- _Task to carry out_: Scan the material that follows. Copy every line containing the word "matplotlib".

- _Dataset records_:
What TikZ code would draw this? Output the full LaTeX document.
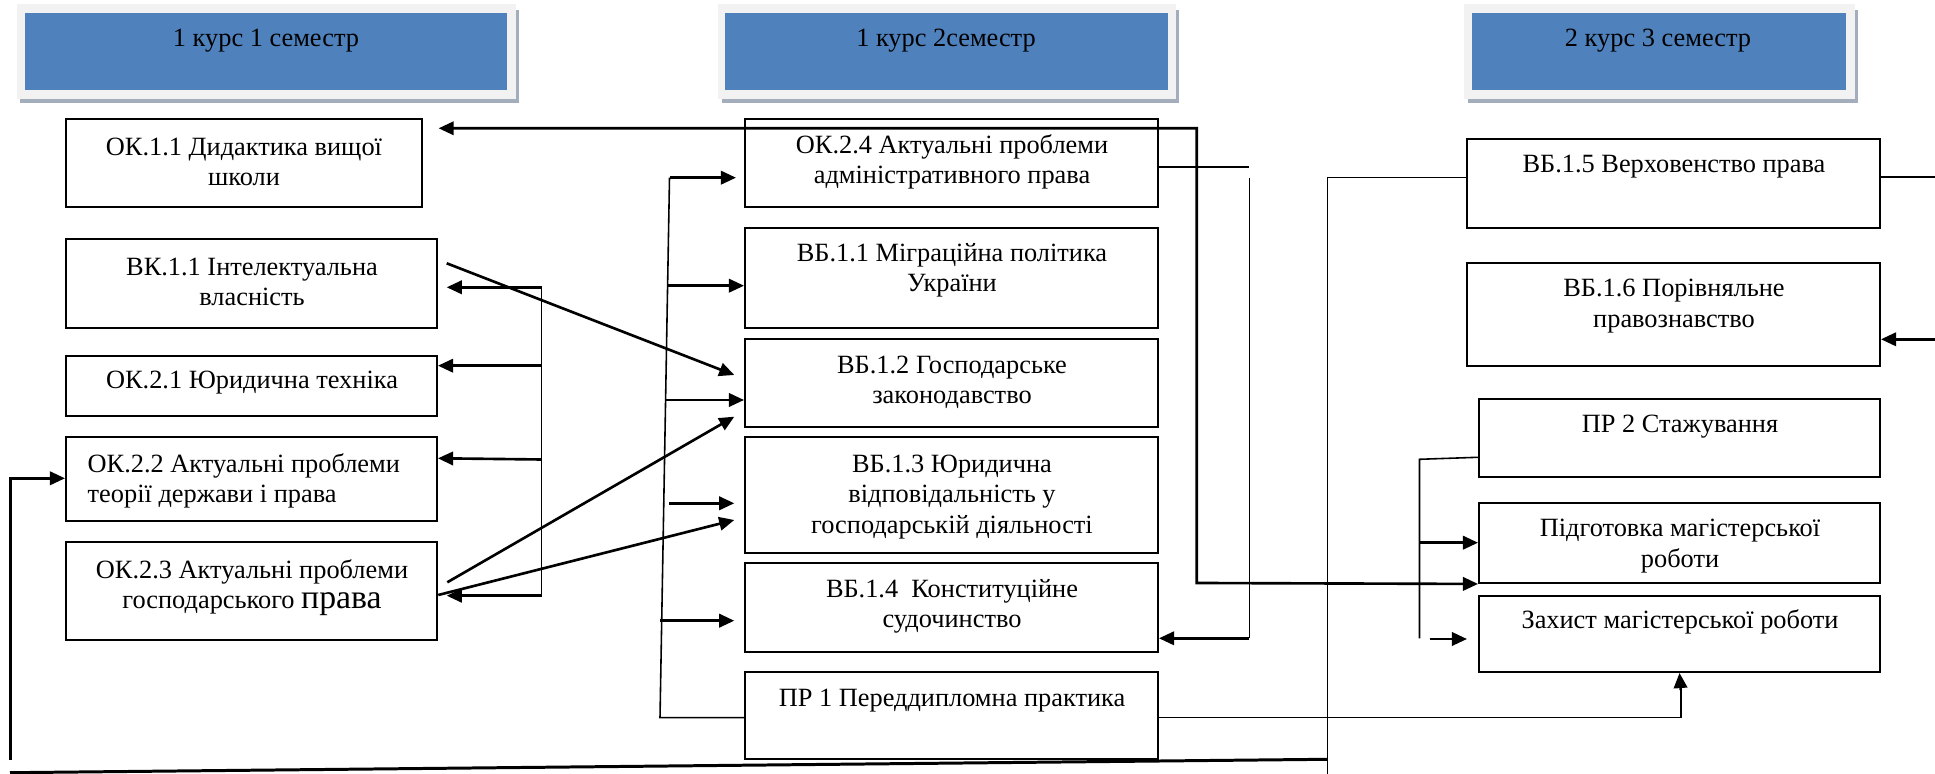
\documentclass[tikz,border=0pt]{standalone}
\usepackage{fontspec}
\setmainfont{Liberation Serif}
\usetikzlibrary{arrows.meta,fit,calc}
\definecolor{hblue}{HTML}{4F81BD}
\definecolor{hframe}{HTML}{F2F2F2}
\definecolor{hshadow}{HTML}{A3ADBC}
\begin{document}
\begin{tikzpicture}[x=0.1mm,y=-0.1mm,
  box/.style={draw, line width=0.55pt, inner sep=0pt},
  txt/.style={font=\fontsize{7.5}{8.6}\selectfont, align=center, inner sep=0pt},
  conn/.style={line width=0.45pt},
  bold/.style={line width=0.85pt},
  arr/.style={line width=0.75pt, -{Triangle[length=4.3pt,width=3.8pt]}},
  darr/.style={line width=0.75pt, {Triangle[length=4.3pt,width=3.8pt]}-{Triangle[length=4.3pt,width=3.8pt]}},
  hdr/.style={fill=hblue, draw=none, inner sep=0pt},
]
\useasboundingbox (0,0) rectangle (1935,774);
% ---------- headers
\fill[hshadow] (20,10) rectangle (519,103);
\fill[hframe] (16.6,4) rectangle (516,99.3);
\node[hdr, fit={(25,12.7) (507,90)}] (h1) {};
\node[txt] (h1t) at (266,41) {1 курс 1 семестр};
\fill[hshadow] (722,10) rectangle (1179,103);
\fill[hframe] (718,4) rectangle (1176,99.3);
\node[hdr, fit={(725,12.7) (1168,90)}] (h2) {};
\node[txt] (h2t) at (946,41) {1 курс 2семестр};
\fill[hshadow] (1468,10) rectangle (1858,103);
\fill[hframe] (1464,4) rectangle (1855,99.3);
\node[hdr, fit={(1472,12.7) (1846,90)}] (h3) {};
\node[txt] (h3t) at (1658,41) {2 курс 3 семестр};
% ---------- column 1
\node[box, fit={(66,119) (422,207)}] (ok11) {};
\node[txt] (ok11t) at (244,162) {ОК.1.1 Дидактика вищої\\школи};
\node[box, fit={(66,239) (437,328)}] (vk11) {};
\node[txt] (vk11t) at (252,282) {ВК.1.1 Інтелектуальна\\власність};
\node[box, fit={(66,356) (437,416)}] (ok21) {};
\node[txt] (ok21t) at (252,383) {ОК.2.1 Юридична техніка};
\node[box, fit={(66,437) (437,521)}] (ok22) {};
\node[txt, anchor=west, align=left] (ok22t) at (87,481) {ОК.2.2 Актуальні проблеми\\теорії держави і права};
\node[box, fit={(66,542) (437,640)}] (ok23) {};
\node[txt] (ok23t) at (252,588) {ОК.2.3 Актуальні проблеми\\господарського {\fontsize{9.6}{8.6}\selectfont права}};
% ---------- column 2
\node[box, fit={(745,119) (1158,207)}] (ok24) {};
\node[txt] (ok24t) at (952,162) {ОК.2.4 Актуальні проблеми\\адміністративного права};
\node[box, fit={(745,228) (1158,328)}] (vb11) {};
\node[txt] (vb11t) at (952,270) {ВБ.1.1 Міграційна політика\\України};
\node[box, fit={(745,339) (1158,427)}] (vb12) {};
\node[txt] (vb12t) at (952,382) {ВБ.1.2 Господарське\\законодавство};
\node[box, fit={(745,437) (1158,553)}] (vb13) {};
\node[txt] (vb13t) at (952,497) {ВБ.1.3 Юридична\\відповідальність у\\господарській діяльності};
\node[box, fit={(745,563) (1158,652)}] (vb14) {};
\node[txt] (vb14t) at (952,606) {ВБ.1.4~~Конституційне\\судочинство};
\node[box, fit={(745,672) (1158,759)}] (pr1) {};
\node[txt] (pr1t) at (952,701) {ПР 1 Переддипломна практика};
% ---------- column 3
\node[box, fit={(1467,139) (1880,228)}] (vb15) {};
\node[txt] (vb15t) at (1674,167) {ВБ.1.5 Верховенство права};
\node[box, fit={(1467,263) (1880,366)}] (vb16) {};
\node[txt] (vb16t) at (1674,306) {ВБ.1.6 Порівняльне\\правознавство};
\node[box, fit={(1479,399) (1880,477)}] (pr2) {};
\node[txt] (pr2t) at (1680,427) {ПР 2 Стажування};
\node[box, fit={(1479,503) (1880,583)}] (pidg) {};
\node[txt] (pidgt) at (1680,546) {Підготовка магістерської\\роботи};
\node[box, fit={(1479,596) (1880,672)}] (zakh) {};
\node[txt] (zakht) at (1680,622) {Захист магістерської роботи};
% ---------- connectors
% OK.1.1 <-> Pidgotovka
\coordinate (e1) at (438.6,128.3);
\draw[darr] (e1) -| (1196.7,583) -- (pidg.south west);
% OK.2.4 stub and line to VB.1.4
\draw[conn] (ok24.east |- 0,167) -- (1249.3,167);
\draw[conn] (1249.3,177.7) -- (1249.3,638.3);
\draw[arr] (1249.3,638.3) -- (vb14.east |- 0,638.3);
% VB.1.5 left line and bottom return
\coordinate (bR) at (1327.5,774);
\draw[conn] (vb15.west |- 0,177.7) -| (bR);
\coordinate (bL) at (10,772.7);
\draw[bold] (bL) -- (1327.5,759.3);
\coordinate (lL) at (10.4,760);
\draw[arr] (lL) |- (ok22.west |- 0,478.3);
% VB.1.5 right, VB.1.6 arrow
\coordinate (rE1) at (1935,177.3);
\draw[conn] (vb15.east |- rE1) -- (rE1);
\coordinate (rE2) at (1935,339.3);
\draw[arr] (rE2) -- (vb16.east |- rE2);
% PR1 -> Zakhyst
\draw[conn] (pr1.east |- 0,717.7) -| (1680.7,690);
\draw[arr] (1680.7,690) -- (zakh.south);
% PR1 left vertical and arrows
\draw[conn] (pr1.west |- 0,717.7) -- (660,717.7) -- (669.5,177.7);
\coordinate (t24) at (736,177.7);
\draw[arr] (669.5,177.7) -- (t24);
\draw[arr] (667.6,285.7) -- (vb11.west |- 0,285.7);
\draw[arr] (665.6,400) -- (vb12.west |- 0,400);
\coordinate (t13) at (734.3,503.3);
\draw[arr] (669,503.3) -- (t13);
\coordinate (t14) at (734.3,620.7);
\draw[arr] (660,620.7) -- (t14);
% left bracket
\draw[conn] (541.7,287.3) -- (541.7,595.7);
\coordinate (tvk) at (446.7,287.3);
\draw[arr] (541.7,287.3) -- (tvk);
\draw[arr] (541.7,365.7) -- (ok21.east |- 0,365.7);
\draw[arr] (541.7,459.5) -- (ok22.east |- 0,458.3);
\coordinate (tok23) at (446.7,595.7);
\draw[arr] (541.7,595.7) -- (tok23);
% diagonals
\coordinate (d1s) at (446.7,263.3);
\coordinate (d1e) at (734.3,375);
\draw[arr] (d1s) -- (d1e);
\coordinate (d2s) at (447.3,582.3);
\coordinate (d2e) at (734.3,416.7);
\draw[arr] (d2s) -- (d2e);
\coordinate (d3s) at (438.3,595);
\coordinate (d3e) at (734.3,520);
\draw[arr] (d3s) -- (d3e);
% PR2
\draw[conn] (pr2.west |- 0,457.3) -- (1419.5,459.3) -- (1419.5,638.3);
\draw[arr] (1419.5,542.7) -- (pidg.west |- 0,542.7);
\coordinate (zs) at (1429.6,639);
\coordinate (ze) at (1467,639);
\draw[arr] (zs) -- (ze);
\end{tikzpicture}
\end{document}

* * *

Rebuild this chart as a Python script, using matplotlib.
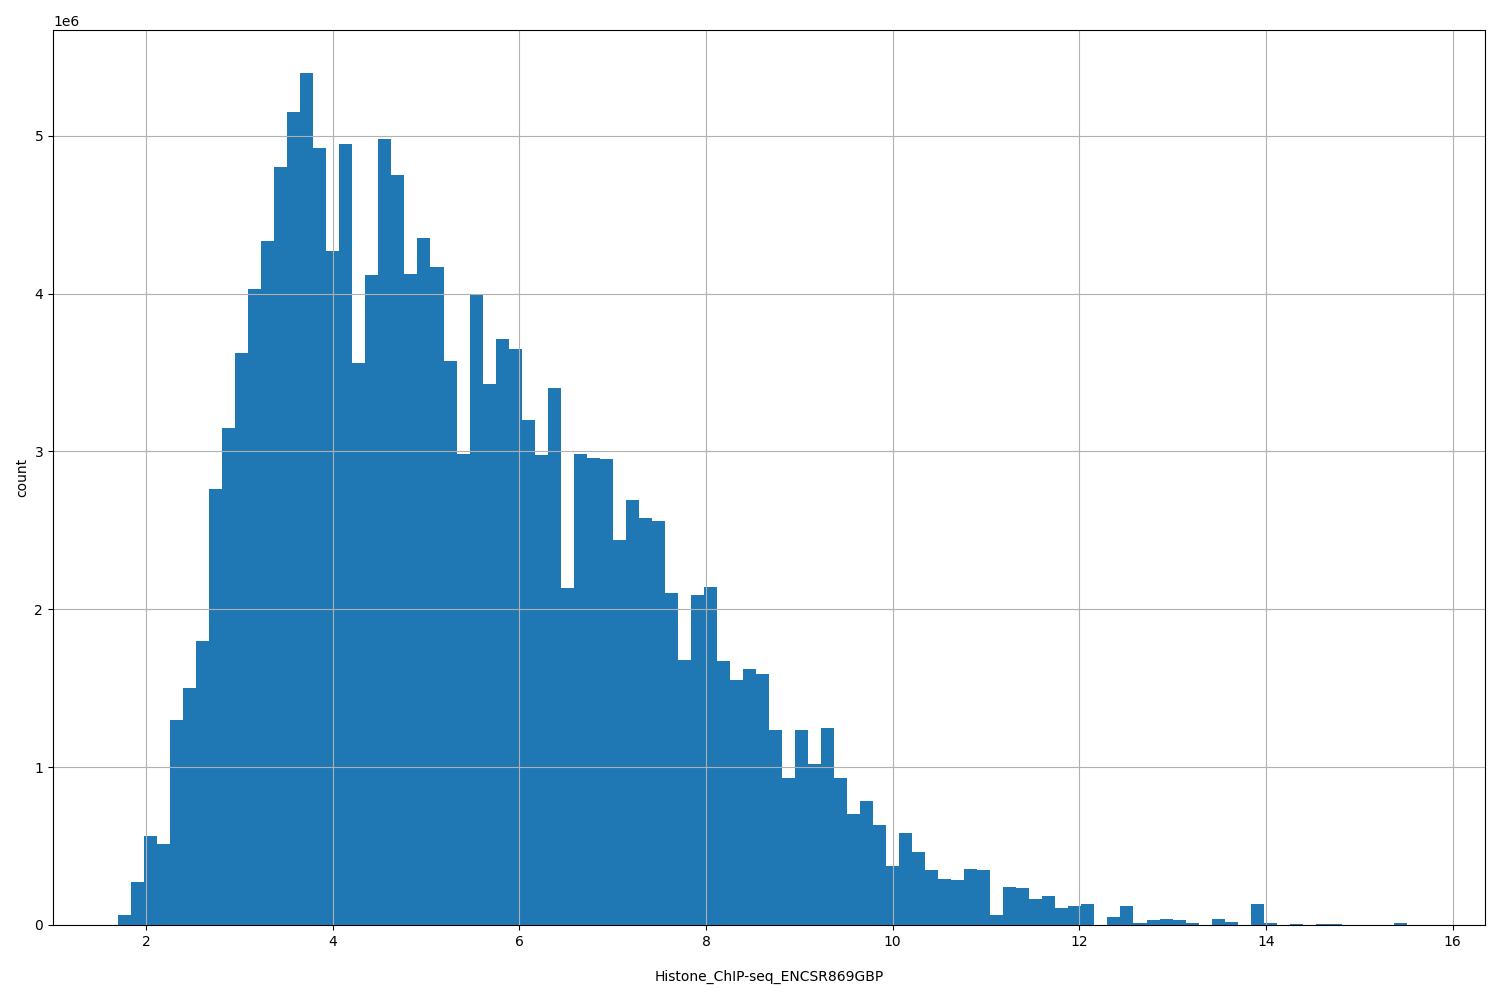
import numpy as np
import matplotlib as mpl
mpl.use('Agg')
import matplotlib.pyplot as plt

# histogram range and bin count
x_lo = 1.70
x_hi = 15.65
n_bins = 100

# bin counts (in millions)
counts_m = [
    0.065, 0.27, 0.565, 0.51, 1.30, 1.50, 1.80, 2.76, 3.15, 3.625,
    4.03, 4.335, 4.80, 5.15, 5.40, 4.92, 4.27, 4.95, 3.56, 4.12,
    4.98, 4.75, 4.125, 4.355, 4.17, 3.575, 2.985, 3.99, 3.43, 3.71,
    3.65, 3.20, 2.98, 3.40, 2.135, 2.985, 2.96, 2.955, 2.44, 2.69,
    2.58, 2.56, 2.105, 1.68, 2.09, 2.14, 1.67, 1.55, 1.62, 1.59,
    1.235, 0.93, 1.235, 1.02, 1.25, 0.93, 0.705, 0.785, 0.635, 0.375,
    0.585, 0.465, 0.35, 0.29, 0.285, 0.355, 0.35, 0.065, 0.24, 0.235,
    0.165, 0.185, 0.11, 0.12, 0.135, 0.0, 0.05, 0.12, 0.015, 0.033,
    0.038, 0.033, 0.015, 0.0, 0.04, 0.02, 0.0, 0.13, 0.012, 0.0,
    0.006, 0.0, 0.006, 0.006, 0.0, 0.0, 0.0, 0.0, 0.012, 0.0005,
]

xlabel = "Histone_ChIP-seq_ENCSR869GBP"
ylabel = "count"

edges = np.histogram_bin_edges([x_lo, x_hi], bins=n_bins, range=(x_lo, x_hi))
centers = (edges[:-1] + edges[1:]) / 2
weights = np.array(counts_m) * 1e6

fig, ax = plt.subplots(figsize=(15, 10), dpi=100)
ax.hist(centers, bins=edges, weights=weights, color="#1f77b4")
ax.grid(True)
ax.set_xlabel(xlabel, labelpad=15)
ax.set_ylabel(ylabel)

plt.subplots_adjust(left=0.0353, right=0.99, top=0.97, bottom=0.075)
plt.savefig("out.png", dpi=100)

...

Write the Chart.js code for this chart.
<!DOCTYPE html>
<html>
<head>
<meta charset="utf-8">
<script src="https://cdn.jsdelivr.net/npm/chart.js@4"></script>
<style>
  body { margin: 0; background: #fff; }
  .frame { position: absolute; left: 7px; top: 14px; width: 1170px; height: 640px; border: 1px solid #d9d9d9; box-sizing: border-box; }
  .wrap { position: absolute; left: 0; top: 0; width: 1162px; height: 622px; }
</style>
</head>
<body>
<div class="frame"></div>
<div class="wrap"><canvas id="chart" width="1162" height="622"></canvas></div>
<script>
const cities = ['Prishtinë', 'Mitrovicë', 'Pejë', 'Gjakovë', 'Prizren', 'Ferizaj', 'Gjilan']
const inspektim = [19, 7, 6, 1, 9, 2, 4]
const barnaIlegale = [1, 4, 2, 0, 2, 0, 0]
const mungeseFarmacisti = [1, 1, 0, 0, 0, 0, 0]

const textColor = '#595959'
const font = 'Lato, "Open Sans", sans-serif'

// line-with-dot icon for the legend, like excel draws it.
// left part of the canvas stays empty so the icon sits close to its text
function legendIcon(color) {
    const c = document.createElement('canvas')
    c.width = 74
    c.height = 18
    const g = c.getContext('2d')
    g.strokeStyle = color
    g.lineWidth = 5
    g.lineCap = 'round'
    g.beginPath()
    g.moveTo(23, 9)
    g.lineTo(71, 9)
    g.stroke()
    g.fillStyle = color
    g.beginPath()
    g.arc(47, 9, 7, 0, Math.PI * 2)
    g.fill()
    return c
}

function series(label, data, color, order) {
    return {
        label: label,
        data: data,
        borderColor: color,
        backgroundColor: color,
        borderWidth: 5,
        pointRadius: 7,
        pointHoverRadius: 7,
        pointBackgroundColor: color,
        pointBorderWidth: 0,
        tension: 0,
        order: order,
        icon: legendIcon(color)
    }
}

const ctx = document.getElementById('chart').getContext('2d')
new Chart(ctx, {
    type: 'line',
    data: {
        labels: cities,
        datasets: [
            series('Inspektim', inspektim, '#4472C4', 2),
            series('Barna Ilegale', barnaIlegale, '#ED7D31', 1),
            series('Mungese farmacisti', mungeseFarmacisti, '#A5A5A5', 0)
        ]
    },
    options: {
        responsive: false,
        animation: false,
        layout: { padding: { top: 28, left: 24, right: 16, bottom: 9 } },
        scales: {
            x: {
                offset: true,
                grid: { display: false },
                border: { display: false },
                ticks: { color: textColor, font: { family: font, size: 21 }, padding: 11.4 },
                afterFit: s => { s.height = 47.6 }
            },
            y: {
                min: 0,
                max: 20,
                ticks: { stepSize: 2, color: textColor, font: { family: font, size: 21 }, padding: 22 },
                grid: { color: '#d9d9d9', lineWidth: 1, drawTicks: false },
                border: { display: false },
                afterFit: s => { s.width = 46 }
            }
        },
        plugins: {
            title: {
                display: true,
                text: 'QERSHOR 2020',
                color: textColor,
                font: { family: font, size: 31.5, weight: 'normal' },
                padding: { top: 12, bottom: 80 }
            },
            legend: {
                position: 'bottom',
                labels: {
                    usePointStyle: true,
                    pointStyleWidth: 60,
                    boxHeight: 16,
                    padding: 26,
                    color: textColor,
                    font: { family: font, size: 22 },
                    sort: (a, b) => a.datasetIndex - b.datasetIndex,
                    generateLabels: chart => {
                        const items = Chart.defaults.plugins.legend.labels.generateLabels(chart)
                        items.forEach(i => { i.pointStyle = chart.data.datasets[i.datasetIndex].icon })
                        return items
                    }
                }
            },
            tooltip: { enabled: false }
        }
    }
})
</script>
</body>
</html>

- _The output_:
Rebuild this chart as a Python script, using matplotlib.
import matplotlib as mpl
import matplotlib.pyplot as plt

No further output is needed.